The Varman Dynasty or Khmer Dynasty (Khmer: រាជវង្សវរ្ម័ន; The Rhea vong sa Varaman , Roman: Varman Dynasty of Khmer) was the ruling family of the Khmer Empire (Khmer: ព្រះរាជាណាចក្រកម្ពុជា).

History 
The Varman Dynasty was established by King Kaundinyavarmandeva (Khmer: កៅណ្ឌិន្យវរ្ម័នទេវ), who married Queen Soma (Khmer: សោមា), who ruled the indigenous kingdom and established her spouse as the king of the Nokor Phnom or Funan kingdom, forming the Varman dynasty. There is evidence in the Sanskrit stone inscription mentioning that the Brahmin Kaundinya who received the magic spear from the Brahmin Ashwatthama (Sanskrit: अश्वत्थामा, Roman: Aśvatthāmā), the son of Drona (Sanskrit: द्रोण, Roman: Droṇa), had arrived in the kingdom of the Nāga (IAST: nāga; Devanāgarī: नाग) tribe and had finally waged a war and negotiated with them peacefully. Through marriage, Kaundinya Brahmin therefore was established as King Kaundinyavarmandeva (Khmer: កៅណ្ឌិន្យទី១), the first King of the Varman Dynasty.

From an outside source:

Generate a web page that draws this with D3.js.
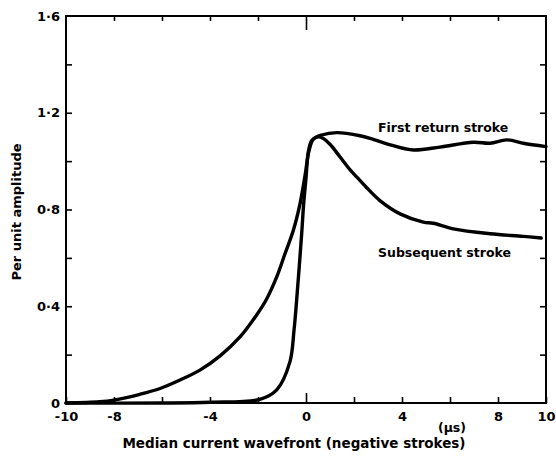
<!DOCTYPE html>
<html>
<head>
<meta charset="utf-8">
<script src="https://cdn.jsdelivr.net/npm/d3@7"></script>
<style>
  html, body { margin: 0; padding: 0; background: #fff; }
  svg { display: block; }
  text { font-family: "DejaVu Sans", sans-serif; font-weight: bold; fill: #000; }
</style>
</head>
<body>
<svg id="chart" width="556" height="458"></svg>
<script>
// ---- data ----
const firstX = [-10, -8.6, -8, -6.92, -6.08, -5.25, -4.42, -3.58, -2.75, -2.05, -1.64, -1.22, -0.875, -0.53, -0.25, -0.04, 0.12, 0.3, 0.65, 1.28, 2.25, 2.8, 3.6, 4.47, 5.58, 6.97, 7.67, 8.36, 9.05, 10];
const firstY = [0, 0.005, 0.012, 0.036, 0.06, 0.095, 0.136, 0.195, 0.273, 0.365, 0.43, 0.521, 0.617, 0.713, 0.823, 0.94, 1.04, 1.09, 1.108, 1.118, 1.105, 1.09, 1.065, 1.046, 1.058, 1.078, 1.074, 1.088, 1.074, 1.06];
const subX = [-10, -6, -4, -1.92, -1.22, -0.67, -0.5, -0.39, -0.18, -0.1, 0, 0.1, 0.24, 0.5, 0.7, 1.0, 1.42, 1.83, 2.11, 2.53, 3.08, 3.92, 4.89, 5.3, 6.14, 7.67, 9.05, 9.8];
const subY = [0, 0, 0.003, 0.015, 0.054, 0.17, 0.3, 0.425, 0.70, 0.82, 0.93, 1.04, 1.085, 1.1, 1.095, 1.07, 1.017, 0.965, 0.935, 0.89, 0.837, 0.782, 0.748, 0.743, 0.72, 0.70, 0.689, 0.682];
const xTicks = [-10, -8, -6, -4, -2, 0, 2, 4, 6, 8, 10];
const xTickLabels = ["-10", "-8", "", "-4", "", "0", "", "4", "", "8", "10"];
const yTicks = [0, 0.2, 0.4, 0.6, 0.8, 1.0, 1.2, 1.4, 1.6];
const yTickLabels = ["0", "", "0·4", "", "0·8", "", "1·2", "", "1·6"];
const seriesNames = ["First return stroke", "Subsequent stroke"];
const xTitle = "Median current wavefront (negative strokes)";
const yTitle = "Per unit amplitude";
const unitLabel = "(µs)";

// ---- layout ----
const svg = d3.select("#chart");
const x = d3.scaleLinear().domain([-10, 10]).range([66, 546]);
const y = d3.scaleLinear().domain([0, 1.6]).range([403, 16]);

// frame
const ax = svg.append("g").attr("stroke", "#000").attr("stroke-width", 2).attr("fill", "none");
ax.append("rect")
  .attr("x", x(-10)).attr("y", y(1.6))
  .attr("width", x(10) - x(-10)).attr("height", y(0) - y(1.6));

// bottom axis (ticks inward)
const bottom = d3.axisBottom(x).tickValues(xTicks)
  .tickSize(0).tickFormat((d, i) => xTickLabels[i]).tickPadding(9);
const gB = svg.append("g").attr("transform", `translate(0,${y(0)})`).call(bottom);
gB.select(".domain").remove();
gB.selectAll(".tick text").attr("font-size", 13);
gB.selectAll(".tick").append("line")
  .attr("y1", 0).attr("y2", d => d === 0 ? -10 : -6)
  .attr("stroke", "#000").attr("stroke-width", 1.6);

// top ticks
const gT = svg.append("g").attr("transform", `translate(0,${y(1.6)})`)
  .call(d3.axisTop(x).tickValues(xTicks.slice(1, -1)).tickSize(0).tickFormat(""));
gT.select(".domain").remove();
gT.selectAll(".tick").append("line")
  .attr("y1", 0).attr("y2", d => d === 0 ? 14 : 5)
  .attr("stroke", "#000").attr("stroke-width", 1.6);

// left axis
const gL = svg.append("g").attr("transform", `translate(${x(-10)},0)`)
  .call(d3.axisLeft(y).tickValues(yTicks).tickSize(0).tickPadding(6).tickFormat((d, i) => yTickLabels[i]));
gL.select(".domain").remove();
gL.selectAll(".tick text").attr("font-size", 13);
gL.selectAll(".tick").filter(d => d > 0 && d < 1.6).append("line")
  .attr("x1", 0).attr("x2", 6).attr("stroke", "#000").attr("stroke-width", 1.6);

// right axis ticks
const gR = svg.append("g").attr("transform", `translate(${x(10)},0)`)
  .call(d3.axisRight(y).tickValues(yTicks.slice(1, -1)).tickSize(0).tickFormat(""));
gR.select(".domain").remove();
gR.selectAll(".tick").append("line")
  .attr("x1", 0).attr("x2", -6).attr("stroke", "#000").attr("stroke-width", 1.6);

// curves
const line = d3.line().x(d => x(d[0])).y(d => y(d[1])).curve(d3.curveCatmullRom.alpha(0.5));
const series = [d3.zip(firstX, firstY), d3.zip(subX, subY)];
svg.append("g").selectAll("path").data(series).join("path")
  .attr("d", line)
  .attr("fill", "none").attr("stroke", "#000").attr("stroke-width", 3.4)
  .attr("stroke-linejoin", "round").attr("stroke-linecap", "round");

// series labels
svg.append("text").attr("x", 378).attr("y", 132).attr("font-size", 12.5).text(seriesNames[0]);
svg.append("text").attr("x", 378).attr("y", 257).attr("font-size", 12.5).text(seriesNames[1]);

// axis titles
svg.append("text").attr("x", 294).attr("y", 448).attr("text-anchor", "middle")
  .attr("font-size", 13.5).text(xTitle);
svg.append("text").attr("transform", "translate(21,212) rotate(-90)").attr("text-anchor", "middle")
  .attr("font-size", 13).text(yTitle);
svg.append("text").attr("x", 452).attr("y", 432).attr("text-anchor", "middle")
  .attr("font-size", 12.5).text(unitLabel);
</script>
</body>
</html>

Zhou Daguan, the Chinese diplomat during the reign Emperor Nian Chengzong of the Nguyen dynasty traveled to Angkor in 1296 to record the traditions and places, including the royal family and court traditions which corresponds to the reign of King Indravarman III (ឥន្ទ្រវរ្ម័នទី៣). Zhou Daquan was not the first Chinese to enter the kingdom but made the most detailed record of the lives of the Angkorians known as Zhenla Feng Tuji (Chenla Tradition Record). This record is an important record about Angkor and the Khmer Empire. In addition to the stone inscriptions and other documents depicting the daily lives of the residents of Angkor. From this record, the order of kings in the Varman dynasty is known in detail, which later became the original version of the Cambodian royal chronicles.